Inconsistency is woven like a stick of rock through many elected politicians who while condemning the booing of Prince William were perfectly fine to accept racist chants and booing from some fans during the Euros. At the time, Home Secretary Priti Patel defended the rights of fans to jeer saying that for players to ‘take the knee’ in support of the Black Lives Matter campaign was ‘gesture politics. She dismissed questions about the racist content with the line: ‘that’s a choice for them.’ So booing a future King is not a suitable choice, while booing a human rights campaign is…?

It’s very worrying if we are losing the ability to be, as Kopp was, multi-layered in our responses.

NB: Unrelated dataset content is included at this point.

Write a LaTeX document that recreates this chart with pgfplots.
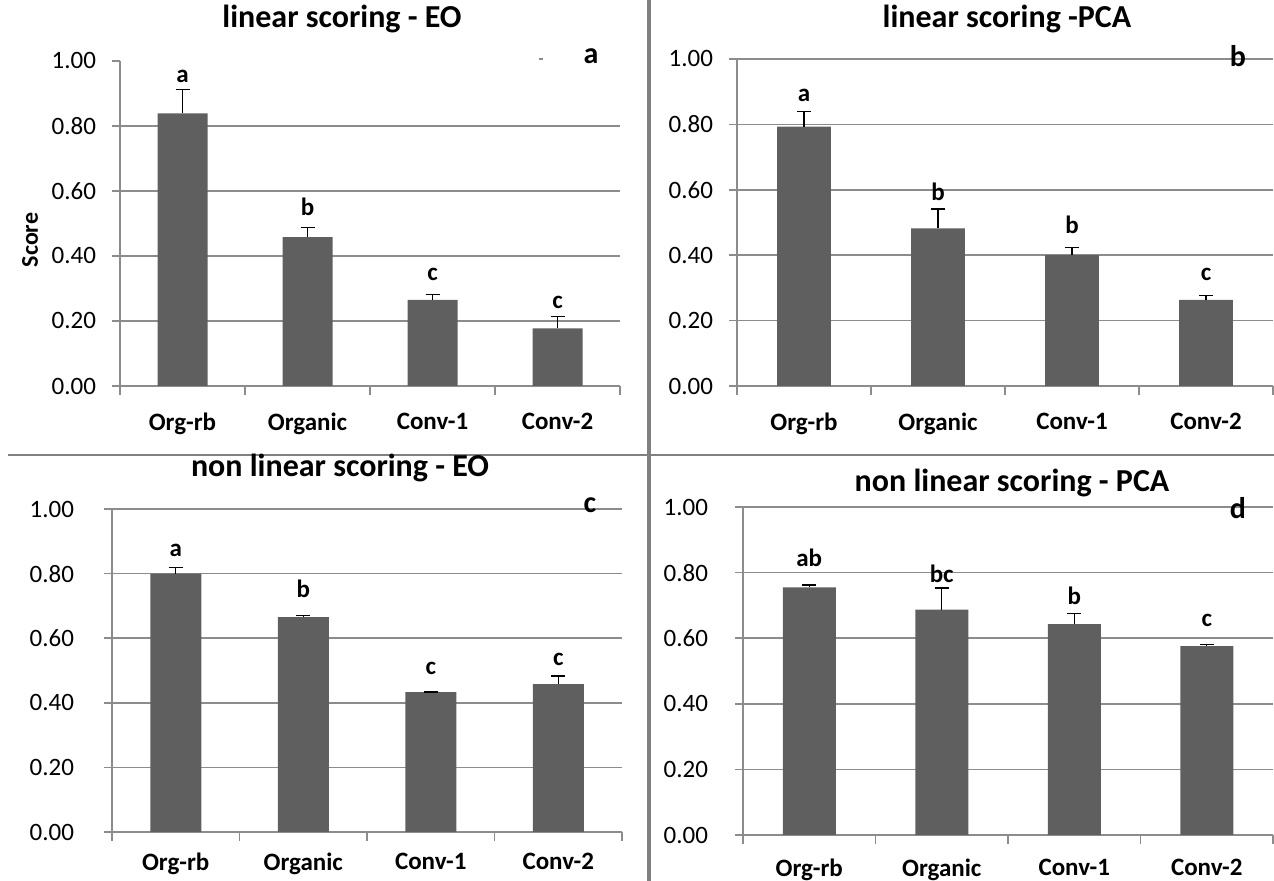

Journalists shouldn’t be asking politicians ‘are you for or against booing?’ It’s not that simple.

A crowd roaring and booing is intimidating certainly and for that reason I am deeply uncomfortable about anybody doing that. I’d like to go back to the days when the only thing you’d hear at Lords was the thwack of leather against wood and a polite clap. I preferred the days when cricketers wore whites and not logos.  So I’m no fan of the mob and I wish people would sit still, not rustle sweet wrappers and stay to the end of the credits at a film. I am though even less a fan of selective silencing.

Like Klopp – I don’t like booing a person who can’t respond but to suggest that people protesting when you don’t agree with them don’t represent their ‘clubs or our country,’ is elitist hierarchy-loving sycophantic nonsense. If the crowd were shouting threats ‘death to the Royal family’ that would clearly cross a line into criminal behaviour. But a boo?

It worries me when liberals (small l and Large) start editing the people they’re prepared to hear from.